China is leading the charge against Western liberal democracy, but others will follow

Kyodo News via Getty Images
One of the curious things about golden eras is how few people appreciate they are living through one until it is over. In retrospect, most of my life has been spent, though I didn’t realise it at the time, wrapped in the warm embrace of such a period. Following the dissolution of the USSR in 1991, liberal democracy was king. Having seen off first fascism, then communism, it didn’t face a coherent and popular ideological adversary. We had reached, Francis Fukuyama felt confident enough to argue, the “end of history”. The final triumph of the liberal democratic, or Western, system of government.
Certainly, in the nineties and noughties, the march of liberal democracy seemed unrelenting. A wave of ‘colour’ revolutions swept autocrats from power in a series of USSR successor states.
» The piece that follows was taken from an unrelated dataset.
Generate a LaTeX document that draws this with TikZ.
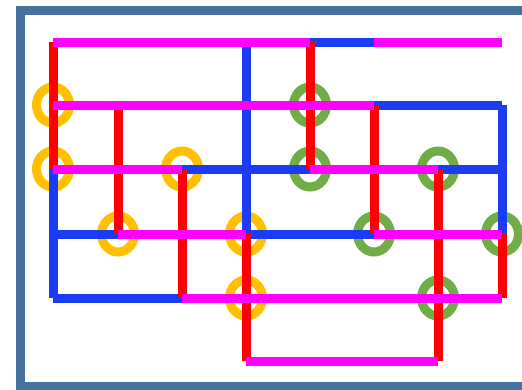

Democracy was consolidated in South America and the former Warsaw Bloc states of Eastern Europe, with the latter gradually becoming integrated into NATO and the European Union. For a while, neo-conservatism, a revolutionary movement which advocated spreading democracy by force under the cover of American hegemony, ruled the roost in Washington. It later met its Waterloo in the quagmire of Iraq.
Fast forward to 2019 and, its clear that this march forward has ended. In the introduction to its 2019 annual report, Freedom House, the US research institute, warned “democracy is in retreat”. It named 68 countries which had experienced “net declines in political rights and civil liberties” last year, as opposed to “only 50 registering gains”.
From Erdogan to Duterte, via Kaczynski and El-Sisi, authoritarian strongmen are all the range. Jair Bolsonaro, the new President of Brazil, is an undisguised admirer of the dictatorship which ran his country from 1964 to 1985. In Hungary, an EU member state, virtually the only effective opposition to Victor Orban is provided by the neo-fascist, Jobbik.
Most significantly, in 2016 the United States, traditionally the chief advocate and defender of the free world, opted for a President who treats certain fundamental liberal democratic values with an expendability he used to reserve for his wives. Ahead of his election, Donald Trump vowed to imprison his chief rival on politically motivated charges, spread racially charged conspiracy theories about the election being rigged by his opponents, and refused to say he would concede if defeated. Following the election, he has consistently appeared more comfortable in the company of, and more sincere when praising, autocrats than the likes of Angela Merkel or Theresa May.
All of this has taken place against the backdrop of the spectacular and ongoing rise of China. Chinese GDP per capita increased by a factor of 16 between 1990 and 2017. The country maintained double digit GDP growth during the financial crisis and, though this has since slowed, it continued to enjoy a rate of growth that practically all Western powers can only dream of. China’s dramatic economic advances are increasingly bleeding into the diplomatic and military spheres. The Belt and Road Initiative, designed to tie a swath of Asia and Eastern Europe to China economically, is far more ambitious than anything planned by a Western government. Meanwhile according to a recent paper from the Congressionally appointed National Defence Strategy Commission US military, supremacy over China in the Pacific region has been eroded to a “dangerous degree”.
The rapid ascent of China has provided a shot in the arm to authoritarianism the world over. It shows that states which run along authoritarian lines can compete with, and potentially challenge, the great liberal democratic powers. This is an uncomfortable admission, but surely a necessary one for those of us who want to understand why the Western model is losing ground. The Chinese system combines political authoritarianism, nationalism and a peculiarly statist form of capitalism. These are plenty of other countries, Vietnam and Thailand for instance, which have adopted relatively similar models.
The end of the Cold War saw the defeat of the last great ideological challenge to liberal democracy. Communism demonstrated, despite periods of early vibrancy, that it simply couldn’t compete. From this point on there was only really one model in time for ambitious reformers, the Western one. This is no longer the case. The rise of China shows that, once again, liberal-democracy faces a serious ideological challenge. An ideology which pairs political dictatorship with significant, though carefully constrained, economic freedom.
If we had been living through a golden era for liberal democracy, starting with the collapse of the USSR, it is less clear when precisely it ended. Many would point to the 2008 financial crisis, which shook faith in world financial markets and unleashed a wave of populism. Others might pick 2014, when Putin’s Russia felt strong enough to openly defy the West and invade Ukraine. Personally I would opt for 2016, the year that saw liberal-democracy challenged in its American heartland by the Trump insurgency.
Honestly thought, I don’t think the exact date selected matters. It’s the trend that does. The supremacy of the liberal democratic model is no longer assured. A new era of rapid technological advance, especially in the field of AI, will present further challenges. Once again those of us who want to live in democratic societies must be ready to fight and struggle for that right. Our triumph can no longer be taken for granted. The age of the “end of history” is well and truly over.